We worked with the Law and Justice Foundation of NSW to review the early impact of the Domestic Violence Unit established last year, and determine its impact on clients and Legal Aid NSW services. The report found the Unit was filling gaps in legal services for people experiencing domestic and family violence.

Review to ensure communities of practice are achieving their potential

The civil law practice facilitates more than 15 communities of practice (COPS) in key areas such as housing, social security, health justice and domestic violence. COPS share expertise amongst peers, support professional development, and tackle systemic issues. A review commenced to ensure COPS are achieving their potential as a key part of our learning and development framework.

OBJECTIVE Supporting our people

New client and case management system—paving the way for change

Following the submission of a business case in 2015, Legal Aid NSW received funding from NSW Treasury via the Department of Justice in 2016 for a new client and case management system.

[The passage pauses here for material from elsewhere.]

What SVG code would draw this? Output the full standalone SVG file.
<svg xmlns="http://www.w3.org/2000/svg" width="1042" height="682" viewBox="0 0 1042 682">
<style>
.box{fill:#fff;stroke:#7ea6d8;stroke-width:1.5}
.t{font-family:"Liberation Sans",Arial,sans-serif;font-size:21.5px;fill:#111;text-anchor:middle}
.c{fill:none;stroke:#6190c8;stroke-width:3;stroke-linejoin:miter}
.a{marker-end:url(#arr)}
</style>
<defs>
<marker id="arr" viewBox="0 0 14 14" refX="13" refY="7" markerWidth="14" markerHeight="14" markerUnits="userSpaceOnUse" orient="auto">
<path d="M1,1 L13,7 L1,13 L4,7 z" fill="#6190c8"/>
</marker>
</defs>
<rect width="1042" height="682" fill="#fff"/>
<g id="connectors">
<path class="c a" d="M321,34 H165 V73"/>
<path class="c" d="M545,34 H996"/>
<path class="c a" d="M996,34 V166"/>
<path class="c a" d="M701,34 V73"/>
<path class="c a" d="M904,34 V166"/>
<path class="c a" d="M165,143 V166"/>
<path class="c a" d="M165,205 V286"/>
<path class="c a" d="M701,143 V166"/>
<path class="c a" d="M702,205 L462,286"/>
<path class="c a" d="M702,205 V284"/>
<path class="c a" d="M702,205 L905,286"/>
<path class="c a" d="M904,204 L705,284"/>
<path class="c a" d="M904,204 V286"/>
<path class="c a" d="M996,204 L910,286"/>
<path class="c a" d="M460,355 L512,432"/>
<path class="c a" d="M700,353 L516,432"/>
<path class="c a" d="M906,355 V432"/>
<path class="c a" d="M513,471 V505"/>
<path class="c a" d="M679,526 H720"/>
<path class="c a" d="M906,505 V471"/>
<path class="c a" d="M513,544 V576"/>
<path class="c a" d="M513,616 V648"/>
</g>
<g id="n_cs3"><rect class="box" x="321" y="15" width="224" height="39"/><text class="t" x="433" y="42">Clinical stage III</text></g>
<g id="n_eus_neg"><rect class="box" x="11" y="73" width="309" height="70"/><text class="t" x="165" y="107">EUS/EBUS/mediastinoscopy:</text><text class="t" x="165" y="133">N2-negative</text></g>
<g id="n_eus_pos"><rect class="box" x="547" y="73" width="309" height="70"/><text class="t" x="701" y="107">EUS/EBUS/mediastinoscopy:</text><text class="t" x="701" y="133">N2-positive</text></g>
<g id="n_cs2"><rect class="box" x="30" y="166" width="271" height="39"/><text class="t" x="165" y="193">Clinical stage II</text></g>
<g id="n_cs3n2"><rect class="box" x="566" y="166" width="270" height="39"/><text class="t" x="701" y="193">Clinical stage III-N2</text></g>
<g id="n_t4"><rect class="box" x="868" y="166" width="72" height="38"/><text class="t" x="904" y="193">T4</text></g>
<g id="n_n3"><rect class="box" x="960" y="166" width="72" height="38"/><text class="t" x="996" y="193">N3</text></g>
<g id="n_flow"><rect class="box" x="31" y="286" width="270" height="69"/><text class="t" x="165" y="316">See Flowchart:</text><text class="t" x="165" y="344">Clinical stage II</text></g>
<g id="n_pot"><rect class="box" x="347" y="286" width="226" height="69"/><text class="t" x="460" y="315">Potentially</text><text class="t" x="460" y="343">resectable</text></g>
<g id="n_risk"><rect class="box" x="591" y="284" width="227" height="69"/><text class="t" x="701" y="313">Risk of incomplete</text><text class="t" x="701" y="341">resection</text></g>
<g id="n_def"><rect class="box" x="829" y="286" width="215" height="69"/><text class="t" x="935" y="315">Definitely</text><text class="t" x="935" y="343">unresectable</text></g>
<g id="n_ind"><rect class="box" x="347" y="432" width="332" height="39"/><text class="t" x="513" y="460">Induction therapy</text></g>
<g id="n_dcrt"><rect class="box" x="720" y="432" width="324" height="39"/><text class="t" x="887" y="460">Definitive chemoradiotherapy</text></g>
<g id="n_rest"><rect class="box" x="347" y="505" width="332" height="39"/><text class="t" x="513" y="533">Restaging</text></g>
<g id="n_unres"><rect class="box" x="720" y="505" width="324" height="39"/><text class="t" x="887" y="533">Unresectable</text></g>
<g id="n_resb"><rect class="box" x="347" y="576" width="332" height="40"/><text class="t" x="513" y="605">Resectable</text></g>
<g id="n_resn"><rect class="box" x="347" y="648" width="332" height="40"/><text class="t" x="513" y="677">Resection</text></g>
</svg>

The objectives of the system are to:

  • improve client service
  • provide user-friendly, intuitive software for Legal Aid NSW staff to manage clients and cases
  • improve the automatic exchange of data with internal and external systems, including grants data and courts data
  • generate productivity improvements across legal and administrative staff
  • enable remote access from courts and other locations across New South Wales.

Three vendors were selected to engage in a Proof of Concept to demonstrate how their system met our requirements. A vendor will be selected in 2017–2018.

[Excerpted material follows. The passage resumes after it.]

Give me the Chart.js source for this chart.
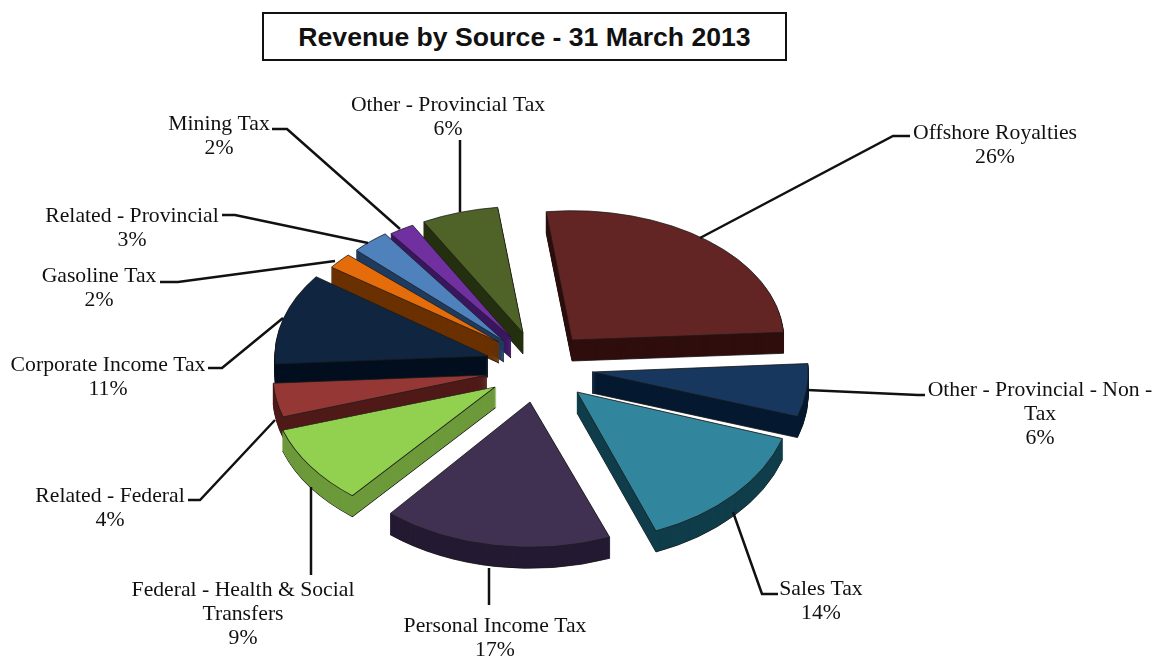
<!DOCTYPE html>
<html>
<head>
<meta charset="utf-8">
<title>Revenue by Source</title>
<script src="https://cdn.jsdelivr.net/npm/chart.js@4/dist/chart.umd.min.js"></script>
<style>
  html, body { margin: 0; padding: 0; background: #fff; }
  #wrap { position: relative; width: 1156px; height: 658px; overflow: hidden; }
  #chartTitle {
    position: absolute; left: 262px; top: 12px; width: 521px; height: 45px;
    border: 2.5px solid #111; text-align: center; color: #111; background: #fff;
    font: bold 26.6px "Liberation Sans", Arial, sans-serif; line-height: 47px;
  }
</style>
</head>
<body>
<div id="wrap">
  <canvas id="revenueChart" width="1156" height="658"></canvas>
  <div id="chartTitle">Revenue by Source - 31 March 2013</div>
</div>
<script>
const categories = [
  "Offshore Royalties", "Other - Provincial - Non - Tax", "Sales Tax", "Personal Income Tax",
  "Federal - Health & Social Transfers", "Related - Federal", "Corporate Income Tax",
  "Gasoline Tax", "Related - Provincial", "Mining Tax", "Other - Provincial Tax"
];
const percentValues = [26, 6, 14, 17, 9, 4, 11, 2, 3, 2, 6];

const topColors = ['#632523', '#17375e', '#31859c', '#403152', '#92d050', '#953735', '#10253f', '#e46c0a', '#4f81bd', '#7030a0', '#4f6228'];
const sideColors = ['#2f0e0d', '#051a30', '#0f3d4a', '#241a33', '#6d9a3b', '#4f1a18', '#030f1e', '#6a3100', '#1f3c60', '#3a1660', '#232f10'];

// how far each slice is pulled out of the pie, in screen pixels
const explodeX = [39, 59, 44, -3, -38, -46, -45, -34, -29, -22, -10];
const explodeY = [-24, 8, 28, 38, 23, 11, -8, -22, -23, -27, -31];
// fake perspective: near slices look bigger and less flat than far ones
const sliceSize = [0.97, 0.99, 0.99, 1.0, 1.02, 0.98, 0.975, 0.95, 0.93, 0.94, 0.95];
const sliceTilt = [0.61, 0.66, 0.69, 0.665, 0.635, 0.64, 0.63, 0.61, 0.65, 0.62, 0.61];
// order the slices are painted in, back to front
const paintOrder = [10, 9, 8, 7, 0, 6, 1, 5, 2, 4, 3];

// label wrapping, text centre and leader lines
const labelLines = [
  ["Offshore Royalties"], ["Other - Provincial - Non -", "Tax"], ["Sales Tax"], ["Personal Income Tax"],
  ["Federal - Health & Social", "Transfers"], ["Related - Federal"], ["Corporate Income Tax"],
  ["Gasoline Tax"], ["Related - Provincial"], ["Mining Tax"], ["Other - Provincial Tax"]
];
const labelX = [995, 1040, 821, 495, 243, 110, 108, 99, 132, 219, 448];
const labelY = [133, 390, 589, 626, 590, 496, 365, 276, 216, 124, 105];
const leaders = [
  [[700, 238], [893, 136], [910, 136]],
  [[807, 390], [918, 395], [925, 395]],
  [[733, 512], [762, 594], [778, 594]],
  [[489, 568], [489, 605]],
  [[311, 487], [311, 575]],
  [[275, 420], [200, 500], [188, 500]],
  [[283, 318], [222, 368], [208, 368]],
  [[335, 261], [178, 282], [160, 282]],
  [[368, 243], [235, 215], [222, 215]],
  [[400, 229], [287, 129], [272, 129]],
  [[460, 212], [460, 140]]
];

const depth = 21;      // thickness of the slices
const centerY = 364;

// move the context so the slice is tilted and pulled out
function placeSlice(ctx, arc, i, dy) {
  ctx.translate(arc.x + explodeX[i], centerY + explodeY[i] + dy);
  ctx.scale(sliceSize[i], sliceSize[i] * sliceTilt[i]);
  ctx.translate(-arc.x, -arc.y);
}

const pie3d = {
  id: 'pie3d',
  beforeDatasetsDraw(chart) {
    const ctx = chart.ctx;
    const arcs = chart.getDatasetMeta(0).data;
    paintOrder.forEach(i => {
      const arc = arcs[i];
      for (let d = depth; d > 0; d--) {
        ctx.save();
        placeSlice(ctx, arc, i, d);
        ctx.beginPath();
        ctx.moveTo(arc.x, arc.y);
        ctx.arc(arc.x, arc.y, arc.outerRadius, arc.startAngle, arc.endAngle);
        ctx.closePath();
        ctx.fillStyle = sideColors[i];
        ctx.strokeStyle = d === depth ? '#111' : sideColors[i];
        ctx.lineWidth = 1;
        ctx.fill();
        ctx.stroke();
        ctx.restore();
      }
      ctx.save();
      placeSlice(ctx, arc, i, 0);
      arc.draw(ctx);
      ctx.restore();
    });
    return false;
  },
  afterDraw(chart) {
    const ctx = chart.ctx;
    categories.forEach((name, i) => {
      const line = leaders[i];
      ctx.beginPath();
      ctx.moveTo(line[0][0], line[0][1]);
      line.slice(1).forEach(p => ctx.lineTo(p[0], p[1]));
      ctx.strokeStyle = '#111';
      ctx.lineWidth = 2.5;
      ctx.stroke();

      ctx.font = '21.7px "Liberation Serif", "Times New Roman", serif';
      ctx.fillStyle = '#111';
      ctx.textAlign = 'center';
      ctx.textBaseline = 'middle';
      const lines = labelLines[i].concat(percentValues[i] + '%');
      lines.forEach((t, n) => ctx.fillText(t, labelX[i], labelY[i] + n * 24.3));
    });
  }
};

new Chart(document.getElementById('revenueChart'), {
  type: 'pie',
  data: {
    labels: categories,
    datasets: [{
      data: percentValues,
      backgroundColor: topColors,
      borderColor: '#1a1a1a',
      borderWidth: 1
    }]
  },
  options: {
    responsive: false,
    animation: false,
    rotation: -7,
    layout: { padding: { top: 110, bottom: 110, left: 0, right: 90 } },
    plugins: { legend: { display: false }, tooltip: { enabled: false } },
    events: []
  },
  plugins: [pie3d]
});
</script>
</body>
</html>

A Project Board, chaired by the Deputy CEO, monitors the project, including regularly checking on budget and risks. Regular reports are made to the Audit and Risk Committee of the Legal Aid NSW Board and the project is being road-mapped as part of the Department of Justice Rigorous Program Management methodology.

Physical environment supports staff to work safely and efficiently

This year, we completed a number of office relocations and refurbishments whilst maintaining safe uninterrupted service delivery, including:

  • relocating our Bankstown office to a space with safer interview areas and providing staff with more work points
  • refurbishing our Newcastle Bolton Street office, providing more interview rooms, including a child-friendly space and a baby change facility
  • refurbishing our Campbelltown office to include a child friendly interview room with a viewing window for parent supervision and a baby change facility.

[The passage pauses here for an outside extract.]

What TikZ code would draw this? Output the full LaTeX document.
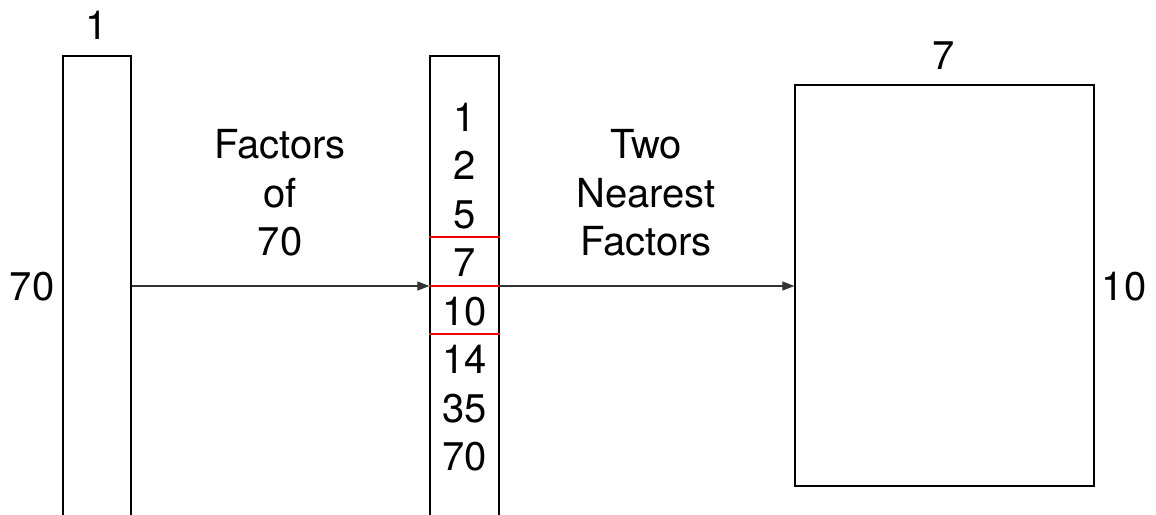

We set up a permanent base in Broken Hill that better accommodates our mobile lawyers and increases our service capacity.

OBJECTIVE Strong partnerships

Improving justice for all parties in serious criminal matters

In May 2017, as part of a major criminal justice reform package, the NSW Attorney General announced a commitment to implement early appropriate guilty pleas reforms in early 2018. This followed a 2014 NSW Law Reform Commission (LRC) Report that recommended changes to increase the efficient resolution of serious criminal matters.

One of the main goals of the reforms is to decrease trial delays in the District Court. At some locations, the time between charge and trial is well over 12 months. This would benefit both victims and defendants and lead to greater efficiency in the justice system.

Throughout 2016 and 2017, Legal Aid NSW worked closely with other Justice Cluster agencies following the release of the LRC Report to develop a plan for implementing the recommendations, aiming to increase efficiency and improve processes in delivering justice to all parties involved in serious criminal matters.

A team from the criminal law practice began working closely with the Department of Justice and other agencies to ensure successful implementation of the reforms. The team will design the changes needed to our in-house and assigned practices with a view to implementation in mid-2018.

Regional plans are built on local needs

The Regional Service Delivery Planning framework —established and trialled by five offices in 2015–2016 —was rolled out to a further five offices: Nowra, Orange, Penrith, Riverina-Murray and Tamworth, who completed their plans in 2016–2017.

Regional Service Delivery Planning takes evidence-based, legal-needs driven planning that has been used through Legal Aid NSW programs such as the Cooperative Legal Service Delivery Program and applies it to all our regional offices. As part of this planning each office examines demographic and other data about their local populations to identify likely local legal need. Offices also review all the legal services provided in their area, by Legal Aid NSW and Community Legal Centres, to consider what services they can offer and how they can fill gaps and best target the most disadvantaged local populations to provide appropriate legal assistance services.

Solicitors-in-Charge of an additional five offices (Campbelltown, Coffs Harbour, Fairfield, Lismore and Liverpool) attended training in March 2017 to develop their planning skills to develop the new evidence-based plans.

Integrated approach to prisoners’ needs

Several partners joined us in strategic ventures to provide better services to prisoners, including:

  • the University of Sydney to develop a strategic civil law plan for prisoners, targeting prisoners identified as at high risk of re-offending, and resolving legal problems that contribute to this risk such as housing, unpaid fines and debt
  • the Public Interest Advocacy Centre to implement a plan that identifies systemic issues in prisoners accessing health services and potential complaints to the New South Wales Ombudsman.

The year ahead

  • Implement the reforms arising from the criminal appeals policies and procedures review, improving the quality of the advice relevant to the merit test, and making the process more transparent for the benefit of victims and the wider community.
  • Implement the Department of Justice’s early appropriate guilty plea reforms package.
  • Build the new client and case management system, and release it before the end of the financial year.
  • Better understand the full cost of Legal Aid NSW services.
  • Conclude the review of our advice services to identify the key strengths and challenges of different service models and develop an implementation plan that ensures a more consistent experience for our clients.
  • Increase client safety by improving our processes to screen, identify risk, and respond to domestic and family violence across the family law practice.
  • Commence development of a ten-year plan for service delivery in Greater Western Sydney.